Last November I took part in the 30 Day Map Challenge. An excellent project suggested by Topi Tjukanov on twitter:
I perhaps had a bit of an advantage. I had already completed a very similar challenge in 2014. Mapvember.
Where I made a post on this blog every day for all of November, primarily maps.
There are a lot of advantages to this style of map creation and a few down sides.
- It puts a time limit on the maps. This forces you to put them out there no matter the status. It is easy to leave maps half finished because they are not perfect. I know the internet can be a harsh critic sometimes, but you are making a map a day, it won’t be perfect.

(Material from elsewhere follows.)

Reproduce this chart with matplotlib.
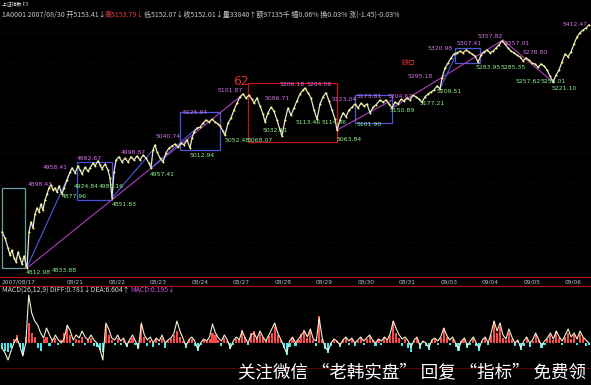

- You can revisit some older maps that have been discarded in the past. Perhaps they didn’t look so good, weren’t so interesting. That doesn’t matter, you are posting a map a day they don’t have to be perfect.
- There are a lot of ideas out there. I use a Google keep note to store map ideas I have. The list keeps on getting longer and without some pushing it never gets shorter.
- Collaboration. There were some great maps made, and every day you could enjoy them as well, feeling part of the community. Sharing ideas and techniques.
- Increase your talents. The only way you are going to get better at mapping is by making some maps. No better way to do it than pushing yourself.
- Work with new data. 30 maps is a lot of maps. You can explore new datasets and new software.
- Grow your following. As the challenge is on Twitter it is a good way to build your following. I got 139 new followers over the month. Now for some people that isn’t much. But I only have 600 in general so it’s a sizeable amount. Although I’m not sure there is that much value to followers. But 197k impressions is good? 1 follower per 1000 who saw a map.
30 maps is a lot of maps to make. A day is a short time to make one. My tactic, based on my previous experience, was to make a few upfront and ready to go. So by the time November started I had a few maps ready, so I could be ahead of the curve.
I used tweetdeck to schedule the tweets. I didn’t map on the weekend for the most part. I had other commitments, so scheduling and making some easy maps was crucial to completing the challenge.
There are no real rules to the challenge, interpret it how you wish. Do a map a day, or a map a week, but the important part is enjoying it.
There is a great website that collects all the maps created by theme and creator:
I have posted all of my maps here.
With a select few favorites:
Day 1 – Points – Ireland’s population mapped as one point per person. 6,572,675 points in total:
Day 2 – Lines – 1 week of flying for Ryanair EI-DYP Boeing 737-800:
Day 5 – Raster – Total rainfall in Ireland in 2018 from Met Eireann data:
Day 10 – Black and White – Register of renewed liquor licences: Publican’s Houses Dublin:
Day 19 – Urban – Perhaps Dublin’s most confused street:
All in all I whole heartedly recommend taking part when November rolls around again.